WORK TO DO. Give again, exactly as written, the lines of the records below from the line with "Reproduce this chart" to the line with "68.75, 75.0, 81.25, 87.5, 93.75, 100.0]". Both end lines count; pictures do not.

PROVIDED DATA.
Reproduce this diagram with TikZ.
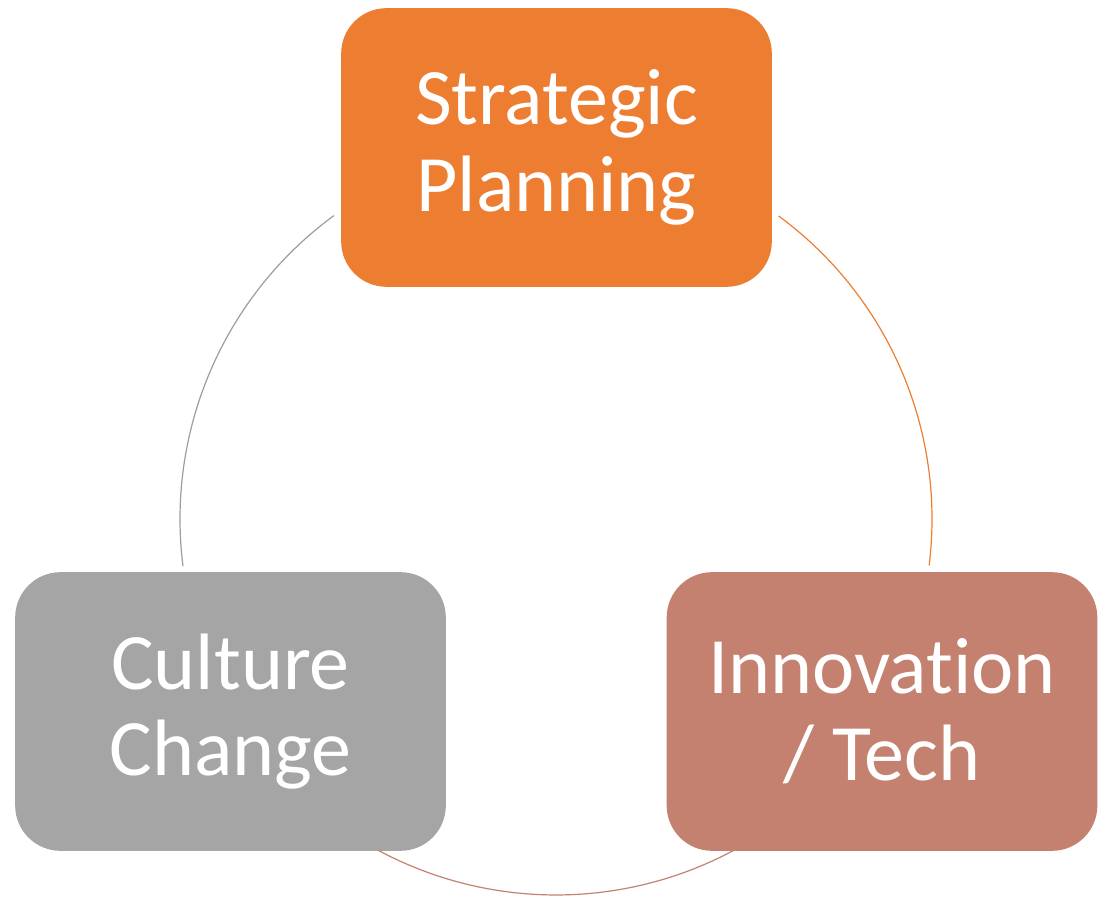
\documentclass[tikz,border=0pt]{standalone}
\usepackage{fontspec}
\setmainfont[Ligatures={NoCommon}]{Carlito}
\usetikzlibrary{positioning}

\definecolor{planorange}{HTML}{ED7D31}
\definecolor{techred}{HTML}{C5816F}
\definecolor{culturegray}{HTML}{A5A5A5}

\begin{document}
\begin{tikzpicture}[
	x=0.75pt, y=0.75pt,
	nodes = {
		align = center
	},
	ring/.style={
		line width=0.9pt
	},
	block/.style={
		rectangle,
		rounded corners=34pt,
		minimum width=323pt,
		minimum height=209pt,
		text=white,
		font=\fontsize{60}{65}\selectfont
	}
]
	\useasboundingbox (0,0) rectangle (1106,900);
	\coordinate (hub) at (556,381);

	\node[block, fill=planorange] (planning) at (556.5,752.5) {
		Strategic\\
		Planning
	};

	\node[block, fill=culturegray] (culture) at (230.5,188.5) {
		Culture\\
		Change
	};

	\node[block, fill=techred] (tech) at (882,188.5) {
		Innovation\\
		/ Tech
	};

	\draw[ring, planorange] ([shift={(53.7:282pt)}]hub) arc[start angle=53.7, end angle=-7.1, radius=282pt];
	\draw[ring, techred] ([shift={(-61.8:282pt)}]hub) arc[start angle=-61.8, end angle=-118.2, radius=282pt];
	\draw[ring, culturegray!95!black] ([shift={(187.2:282pt)}]hub) arc[start angle=187.2, end angle=126.2, radius=282pt];
\end{tikzpicture}
\end{document}
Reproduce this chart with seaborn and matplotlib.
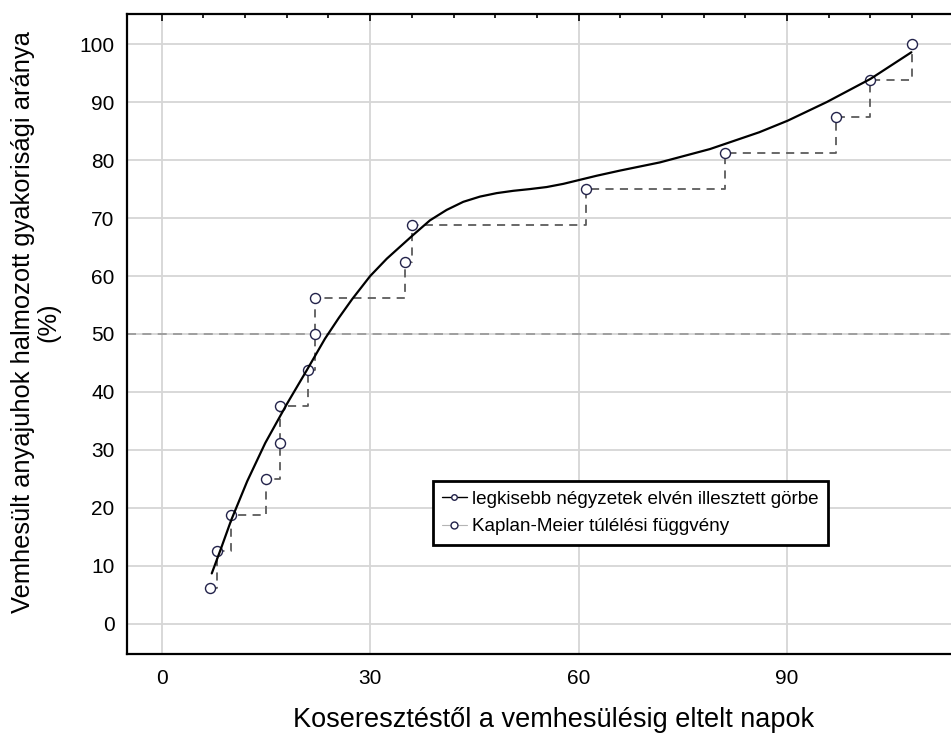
import pandas as pd
import matplotlib.pyplot as plt
import seaborn as sns
from matplotlib.lines import Line2D
from matplotlib.ticker import MultipleLocator

# Kaplan-Meier steps (days, cumulative %)
km_days = [7, 8, 10, 15, 17, 17, 21, 22, 22, 35, 36, 61, 81, 97, 102, 108]
km_pct = [6.25, 12.5, 18.75, 25.0, 31.25, 37.5, 43.75, 50.0, 56.25, 62.5,
          68.75, 75.0, 81.25, 87.5, 93.75, 100.0]

# fitted curve
fit_days = [7.2, 8.5, 10.0, 12.3, 14.9, 18.0, 20.9, 23.5, 25.5, 27.4, 30.0,
            32.4, 36.2, 38.6, 41.0, 43.4, 45.8, 48.2, 50.6, 53.0, 55.4, 57.8,
            60.2, 62.6, 66.0, 71.7, 78.9, 86.0, 90.1, 95.7, 102.0, 107.9]
fit_pct = [8.7, 12.9, 17.9, 24.6, 31.2, 37.9, 43.8, 49.2, 52.8, 56.0, 60.0,
           63.0, 67.1, 69.6, 71.4, 72.8, 73.7, 74.3, 74.7, 75.0, 75.35, 75.9,
           76.6, 77.3, 78.2, 79.6, 81.9, 84.8, 86.8, 90.0, 94.0, 98.6]

x_ticks = [0, 30, 60, 90]
y_ticks = [0, 10, 20, 30, 40, 50, 60, 70, 80, 90, 100]

km = pd.DataFrame({"nap": km_days, "arany": km_pct})
fit = pd.DataFrame({"nap": fit_days, "arany": fit_pct})

sns.set_style("white")
plt.rcParams["font.family"] = ["Liberation Sans", "DejaVu Sans"]
plt.rcParams["text.color"] = "black"
plt.rcParams["axes.labelcolor"] = "black"
plt.rcParams["xtick.color"] = "black"
plt.rcParams["ytick.color"] = "black"

fig = plt.figure(figsize=(9.51, 7.34), dpi=100)
ax = fig.add_axes([127 / 951, 1 - 654 / 734, 1 - 127 / 951, 640 / 734])

ax.axhline(50, color="#9a9a9a", lw=1.3, ls=(0, (5, 3.5)), zorder=2)

sns.lineplot(data=km, x="nap", y="arany", ax=ax, estimator=None, sort=False,
             drawstyle="steps-post", color="#5c5c5c", lw=1.3,
             ls=(0, (4.5, 3.5)), zorder=3)
sns.scatterplot(data=km, x="nap", y="arany", ax=ax, s=52, marker="o",
                facecolor="white", edgecolor="#22224a", linewidth=1.0,
                zorder=4)
sns.lineplot(data=fit, x="nap", y="arany", ax=ax, estimator=None, sort=False,
             color="black", lw=1.6, zorder=5)

ax.set_xlim(-5, 113.6)
ax.set_ylim(-5.2, 105.2)
ax.set_xticks(x_ticks)
ax.set_yticks(y_ticks)
ax.xaxis.set_minor_locator(MultipleLocator(6))
ax.yaxis.set_minor_locator(MultipleLocator(2.5))
ax.grid(True, which="major", color="#d6d6d6", lw=1.3, zorder=0)
ax.set_axisbelow(True)

for side in ["left", "bottom", "top"]:
    ax.spines[side].set_linewidth(1.6)
    ax.spines[side].set_color("black")
ax.spines["right"].set_visible(False)

ax.tick_params(which="both", direction="in", top=True, right=False,
               labelsize=15, color="black", width=1.2)
ax.tick_params(which="major", length=5)
ax.tick_params(which="minor", length=3)
ax.tick_params(axis="x", pad=11)
ax.tick_params(axis="y", pad=9)

ax.set_xlabel("Koseresztéstől a vemhesülésig eltelt napok", fontsize=19.5)
ax.xaxis.set_label_coords(0.518, -0.103)
ax.xaxis.label.set_va("center")
ax.set_ylabel("Vemhesült anyajuhok halmozott gyakorisági aránya\n(%)",
              fontsize=18.4, linespacing=1.05)
ax.yaxis.set_label_coords(-0.111, 0.519)
ax.yaxis.label.set_va("center")

handles = [
    Line2D([], [], color="black", lw=1.0, marker="o", ms=4,
           mfc="white", mec="#22224a"),
    Line2D([], [], color="#b5b5b5", lw=0.8, marker="o", ms=5,
           mfc="white", mec="#22224a"),
]
labels = ["legkisebb négyzetek elvén illesztett görbe",
          "Kaplan-Meier túlélési függvény"]
leg = ax.legend(handles, labels, loc="upper left",
                bbox_to_anchor=(0.371, 0.270), borderaxespad=0,
                fontsize=13.6, frameon=True, fancybox=False,
                handlelength=1.3, handletextpad=0.3, borderpad=0.5,
                labelspacing=0.55)
leg.get_frame().set_edgecolor("black")
leg.get_frame().set_linewidth(2)
leg.get_frame().set_alpha(1)

fig.savefig("out.png", dpi=100)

SOLVED EXERCISE.
Reproduce this chart with seaborn and matplotlib.
import pandas as pd
import matplotlib.pyplot as plt
import seaborn as sns
from matplotlib.lines import Line2D
from matplotlib.ticker import MultipleLocator

# Kaplan-Meier steps (days, cumulative %)
km_days = [7, 8, 10, 15, 17, 17, 21, 22, 22, 35, 36, 61, 81, 97, 102, 108]
km_pct = [6.25, 12.5, 18.75, 25.0, 31.25, 37.5, 43.75, 50.0, 56.25, 62.5,
          68.75, 75.0, 81.25, 87.5, 93.75, 100.0]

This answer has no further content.